[Data records]
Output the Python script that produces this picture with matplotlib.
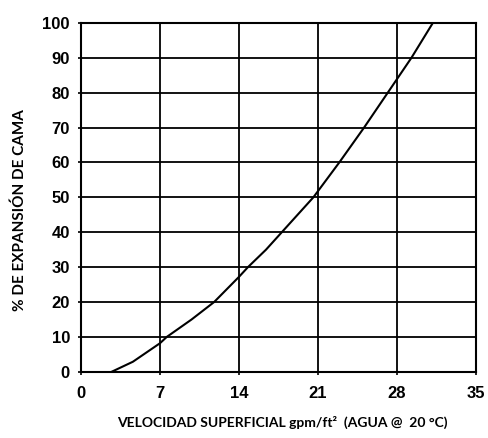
import matplotlib
matplotlib.use("Agg")
from matplotlib import pyplot as plt

# velocidad superficial (gpm/ft2) vs % expansion de cama
velocidad = [2.7, 4.6, 7.0, 7.6, 9.8, 11.8, 14.0, 14.8, 16.4, 17.8, 20.6, 22.9, 25.1, 27.2, 29.3, 31.2]
expansion = [0, 2.9, 8.2, 10, 15, 20, 27.2, 30, 35, 40, 50, 60, 70, 80, 90, 100]

x_ticks = [0, 7, 14, 21, 28, 35]
y_ticks = [0, 10, 20, 30, 40, 50, 60, 70, 80, 90, 100]

fig = plt.figure(figsize=(4.88, 4.38), dpi=100)
ax = fig.add_axes([0.166, 0.151, 0.809, 0.797])

ax.plot(velocidad, expansion, color="black", lw=1.5)

ax.set_xlim(0, 35)
ax.set_ylim(0, 100)
ax.set_xticks(x_ticks)
ax.set_yticks(y_ticks)
ax.grid(True, color="black", lw=1.3)
for s in ax.spines.values():
    s.set_linewidth(1.5)
ax.tick_params(axis="x", length=2, width=1.2, pad=8)
ax.tick_params(axis="y", length=2, width=1.2, pad=6)
for lbl in ax.get_xticklabels() + ax.get_yticklabels():
    lbl.set_fontfamily("Liberation Sans")
    lbl.set_fontweight("bold")
    lbl.set_fontsize(12)

fig.text(0.578, 0.036, "VELOCIDAD SUPERFICIAL gpm/ft\u00b2  (AGUA @  20 \u00b0C)",
         ha="center", va="center", fontsize=10, fontweight="bold", family="Lato")
fig.text(0.04, 0.52, "% DE EXPANSI\u00d3N DE CAMA", rotation=90,
         ha="center", va="center", fontsize=11, fontweight="bold", family="Lato")

fig.savefig("out.png", dpi=100)
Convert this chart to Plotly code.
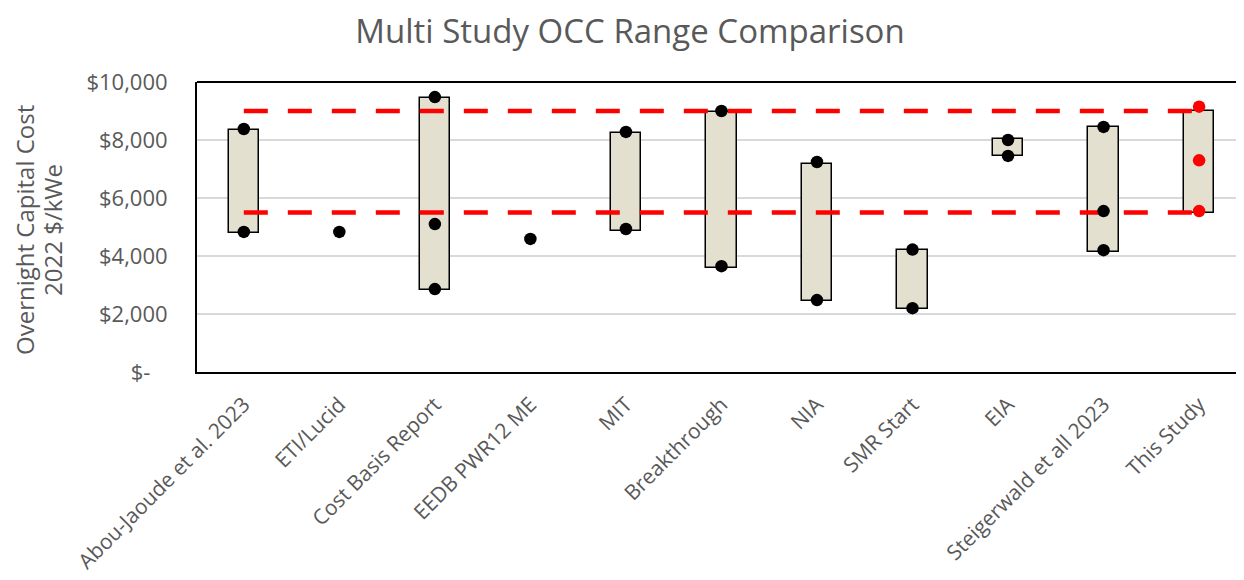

## Challenge:
Each line above is to be copied verbatim. Drop any image from the copy.

## Solution to this exercise:
Output the Python script that produces this picture with matplotlib.
import matplotlib
matplotlib.use("Agg")
from matplotlib import pyplot as plt

# velocidad superficial (gpm/ft2) vs % expansion de cama
velocidad = [2.7, 4.6, 7.0, 7.6, 9.8, 11.8, 14.0, 14.8, 16.4, 17.8, 20.6, 22.9, 25.1, 27.2, 29.3, 31.2]
expansion = [0, 2.9, 8.2, 10, 15, 20, 27.2, 30, 35, 40, 50, 60, 70, 80, 90, 100]

x_ticks = [0, 7, 14, 21, 28, 35]
y_ticks = [0, 10, 20, 30, 40, 50, 60, 70, 80, 90, 100]

fig = plt.figure(figsize=(4.88, 4.38), dpi=100)
ax = fig.add_axes([0.166, 0.151, 0.809, 0.797])

ax.plot(velocidad, expansion, color="black", lw=1.5)

ax.set_xlim(0, 35)
ax.set_ylim(0, 100)
ax.set_xticks(x_ticks)
ax.set_yticks(y_ticks)
ax.grid(True, color="black", lw=1.3)
for s in ax.spines.values():
    s.set_linewidth(1.5)
ax.tick_params(axis="x", length=2, width=1.2, pad=8)
ax.tick_params(axis="y", length=2, width=1.2, pad=6)
for lbl in ax.get_xticklabels() + ax.get_yticklabels():
    lbl.set_fontfamily("Liberation Sans")
    lbl.set_fontweight("bold")
    lbl.set_fontsize(12)

fig.text(0.578, 0.036, "VELOCIDAD SUPERFICIAL gpm/ft\u00b2  (AGUA @  20 \u00b0C)",
         ha="center", va="center", fontsize=10, fontweight="bold", family="Lato")
fig.text(0.04, 0.52, "% DE EXPANSI\u00d3N DE CAMA", rotation=90,
         ha="center", va="center", fontsize=11, fontweight="bold", family="Lato")

fig.savefig("out.png", dpi=100)
Convert this chart to Plotly code.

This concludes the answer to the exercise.